Back to Square Roots: An Optimal Bound on the Matrix Factorization Error for Multi-Epoch Differentially Private SGD
Nikita P. Kalinin, Ryan McKenna, Jalaj Upadhyay, Christoph H. Lampert
TL;DR
This work addresses multi-epoch differential privacy in SGD by refining the Matrix Factorization Mechanism. It introduces Banded Inverse Square Root (BISR), which enforces a p-band on the inverse correlation matrix $C^{-1}$ to derive explicit, tight multi-epoch error bounds and to enable FFT-friendly computation. The authors prove a new lower bound that matches the BISR upper bound, establishing asymptotic optimality, and they also propose BandInvMF for memory-constrained settings, validated with experiments that show competitive or superior performance to existing methods.
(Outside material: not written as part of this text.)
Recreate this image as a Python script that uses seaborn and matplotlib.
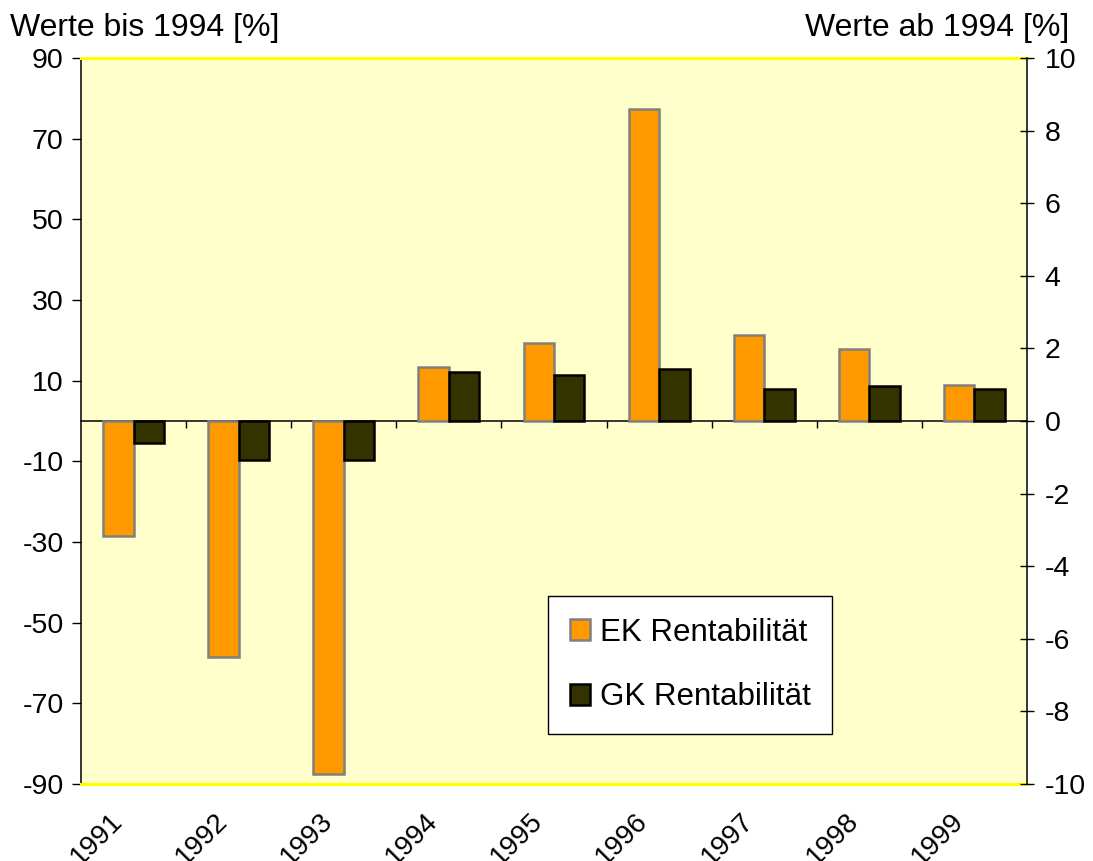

Overall, the approach provides both theoretical clarity and practical efficiency for privacy-preserving, multi-epoch training with matrix factorization.
Abstract
Matrix factorization mechanisms for differentially private training have emerged as a promising approach to improve model utility under privacy constraints. In practical settings, models are typically trained over multiple epochs, requiring matrix factorizations that account for repeated participation. Existing theoretical upper and lower bounds on multi-epoch factorization error leave a significant gap. In this work, we introduce a new explicit factorization method, Banded Inverse Square Root (BISR), which imposes a banded structure on the inverse correlation matrix. This factorization enables us to derive an explicit and tight characterization of the multi-epoch error. We further prove that BISR achieves asymptotically optimal error by matching the upper and lower bounds. Empirically, BISR performs on par with state-of-the-art factorization methods, while being simpler to implement, computationally efficient, and easier to analyze.